> [What needs to be done]: Write out, word for word, every line from the first one through the line that holds "2672, 2712, 2752, 2792, 2832, 2872, 2908, 2925]", and nothing else; skip the pictures.

┌─ Available data

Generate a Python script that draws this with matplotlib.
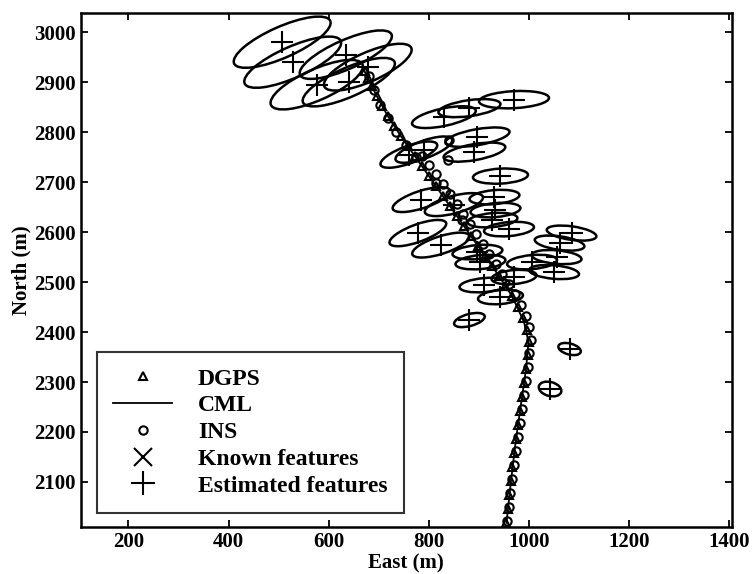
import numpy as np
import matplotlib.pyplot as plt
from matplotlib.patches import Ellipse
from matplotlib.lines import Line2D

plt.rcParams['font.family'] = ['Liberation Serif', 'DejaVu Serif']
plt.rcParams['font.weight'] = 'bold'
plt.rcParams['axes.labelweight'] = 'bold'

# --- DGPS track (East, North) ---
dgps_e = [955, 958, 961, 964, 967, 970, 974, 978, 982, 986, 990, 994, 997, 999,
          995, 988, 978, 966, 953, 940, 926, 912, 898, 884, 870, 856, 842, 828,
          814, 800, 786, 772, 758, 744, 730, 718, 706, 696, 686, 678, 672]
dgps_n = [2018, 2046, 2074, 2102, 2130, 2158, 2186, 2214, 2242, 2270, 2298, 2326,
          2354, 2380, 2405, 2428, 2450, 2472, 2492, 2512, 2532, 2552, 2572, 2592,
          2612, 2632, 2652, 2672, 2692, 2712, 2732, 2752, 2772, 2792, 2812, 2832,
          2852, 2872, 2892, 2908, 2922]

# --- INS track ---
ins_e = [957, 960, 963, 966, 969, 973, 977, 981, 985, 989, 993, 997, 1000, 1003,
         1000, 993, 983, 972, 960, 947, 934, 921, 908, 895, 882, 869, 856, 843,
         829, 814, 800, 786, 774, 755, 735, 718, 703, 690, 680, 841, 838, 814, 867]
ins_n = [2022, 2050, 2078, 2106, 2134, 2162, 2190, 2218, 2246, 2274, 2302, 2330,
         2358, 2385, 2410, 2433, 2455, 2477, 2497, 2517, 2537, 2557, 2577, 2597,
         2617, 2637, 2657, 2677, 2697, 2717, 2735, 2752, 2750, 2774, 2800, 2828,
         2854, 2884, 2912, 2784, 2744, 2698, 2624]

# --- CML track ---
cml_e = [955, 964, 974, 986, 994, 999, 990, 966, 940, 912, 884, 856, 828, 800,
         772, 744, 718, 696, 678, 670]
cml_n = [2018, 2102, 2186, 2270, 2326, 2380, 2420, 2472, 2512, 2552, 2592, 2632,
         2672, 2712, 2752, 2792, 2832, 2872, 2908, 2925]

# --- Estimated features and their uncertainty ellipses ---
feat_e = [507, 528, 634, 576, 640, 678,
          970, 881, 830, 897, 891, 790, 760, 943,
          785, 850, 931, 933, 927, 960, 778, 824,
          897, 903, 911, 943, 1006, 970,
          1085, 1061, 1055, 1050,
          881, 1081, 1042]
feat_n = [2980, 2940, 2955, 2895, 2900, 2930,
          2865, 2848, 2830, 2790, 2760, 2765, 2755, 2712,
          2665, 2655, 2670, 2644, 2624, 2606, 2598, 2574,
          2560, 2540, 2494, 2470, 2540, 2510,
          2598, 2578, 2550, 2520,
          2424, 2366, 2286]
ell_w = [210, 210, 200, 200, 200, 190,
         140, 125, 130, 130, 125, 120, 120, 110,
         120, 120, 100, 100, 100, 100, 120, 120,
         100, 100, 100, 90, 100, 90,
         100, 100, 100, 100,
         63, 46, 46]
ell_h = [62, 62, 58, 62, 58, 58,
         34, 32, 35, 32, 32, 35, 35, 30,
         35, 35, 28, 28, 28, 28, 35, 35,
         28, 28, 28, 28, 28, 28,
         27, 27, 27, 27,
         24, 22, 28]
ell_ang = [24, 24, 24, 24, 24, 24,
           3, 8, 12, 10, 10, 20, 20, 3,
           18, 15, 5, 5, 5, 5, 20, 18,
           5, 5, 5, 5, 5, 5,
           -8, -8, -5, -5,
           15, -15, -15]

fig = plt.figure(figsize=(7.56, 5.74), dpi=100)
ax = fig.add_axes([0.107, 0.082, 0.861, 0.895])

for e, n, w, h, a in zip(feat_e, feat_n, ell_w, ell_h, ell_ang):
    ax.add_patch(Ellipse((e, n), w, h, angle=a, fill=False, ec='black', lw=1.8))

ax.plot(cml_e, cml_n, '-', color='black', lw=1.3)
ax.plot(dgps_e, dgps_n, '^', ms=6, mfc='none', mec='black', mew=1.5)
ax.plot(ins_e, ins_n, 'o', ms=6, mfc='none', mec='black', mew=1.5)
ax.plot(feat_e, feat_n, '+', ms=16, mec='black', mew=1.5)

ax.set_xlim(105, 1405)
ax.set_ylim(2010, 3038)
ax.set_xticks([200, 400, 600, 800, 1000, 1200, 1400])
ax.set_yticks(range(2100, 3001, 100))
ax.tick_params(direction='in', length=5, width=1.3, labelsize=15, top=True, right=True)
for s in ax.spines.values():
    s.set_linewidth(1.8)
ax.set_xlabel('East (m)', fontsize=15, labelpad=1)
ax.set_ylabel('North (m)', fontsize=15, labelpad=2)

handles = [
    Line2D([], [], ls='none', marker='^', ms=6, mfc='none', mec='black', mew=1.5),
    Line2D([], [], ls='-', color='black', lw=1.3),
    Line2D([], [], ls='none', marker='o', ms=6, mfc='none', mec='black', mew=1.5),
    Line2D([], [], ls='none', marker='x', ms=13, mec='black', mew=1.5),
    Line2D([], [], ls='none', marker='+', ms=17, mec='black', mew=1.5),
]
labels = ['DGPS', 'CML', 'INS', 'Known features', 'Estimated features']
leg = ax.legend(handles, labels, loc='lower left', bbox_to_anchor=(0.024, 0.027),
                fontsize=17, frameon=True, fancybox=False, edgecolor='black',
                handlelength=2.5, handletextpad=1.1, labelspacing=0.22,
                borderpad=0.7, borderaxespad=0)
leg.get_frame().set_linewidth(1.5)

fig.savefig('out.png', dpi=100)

└─

> [Output below]:
Generate a Python script that draws this with matplotlib.
import numpy as np
import matplotlib.pyplot as plt
from matplotlib.patches import Ellipse
from matplotlib.lines import Line2D

plt.rcParams['font.family'] = ['Liberation Serif', 'DejaVu Serif']
plt.rcParams['font.weight'] = 'bold'
plt.rcParams['axes.labelweight'] = 'bold'

# --- DGPS track (East, North) ---
dgps_e = [955, 958, 961, 964, 967, 970, 974, 978, 982, 986, 990, 994, 997, 999,
          995, 988, 978, 966, 953, 940, 926, 912, 898, 884, 870, 856, 842, 828,
          814, 800, 786, 772, 758, 744, 730, 718, 706, 696, 686, 678, 672]
dgps_n = [2018, 2046, 2074, 2102, 2130, 2158, 2186, 2214, 2242, 2270, 2298, 2326,
          2354, 2380, 2405, 2428, 2450, 2472, 2492, 2512, 2532, 2552, 2572, 2592,
          2612, 2632, 2652, 2672, 2692, 2712, 2732, 2752, 2772, 2792, 2812, 2832,
          2852, 2872, 2892, 2908, 2922]

# --- INS track ---
ins_e = [957, 960, 963, 966, 969, 973, 977, 981, 985, 989, 993, 997, 1000, 1003,
         1000, 993, 983, 972, 960, 947, 934, 921, 908, 895, 882, 869, 856, 843,
         829, 814, 800, 786, 774, 755, 735, 718, 703, 690, 680, 841, 838, 814, 867]
ins_n = [2022, 2050, 2078, 2106, 2134, 2162, 2190, 2218, 2246, 2274, 2302, 2330,
         2358, 2385, 2410, 2433, 2455, 2477, 2497, 2517, 2537, 2557, 2577, 2597,
         2617, 2637, 2657, 2677, 2697, 2717, 2735, 2752, 2750, 2774, 2800, 2828,
         2854, 2884, 2912, 2784, 2744, 2698, 2624]

# --- CML track ---
cml_e = [955, 964, 974, 986, 994, 999, 990, 966, 940, 912, 884, 856, 828, 800,
         772, 744, 718, 696, 678, 670]
cml_n = [2018, 2102, 2186, 2270, 2326, 2380, 2420, 2472, 2512, 2552, 2592, 2632,
         2672, 2712, 2752, 2792, 2832, 2872, 2908, 2925]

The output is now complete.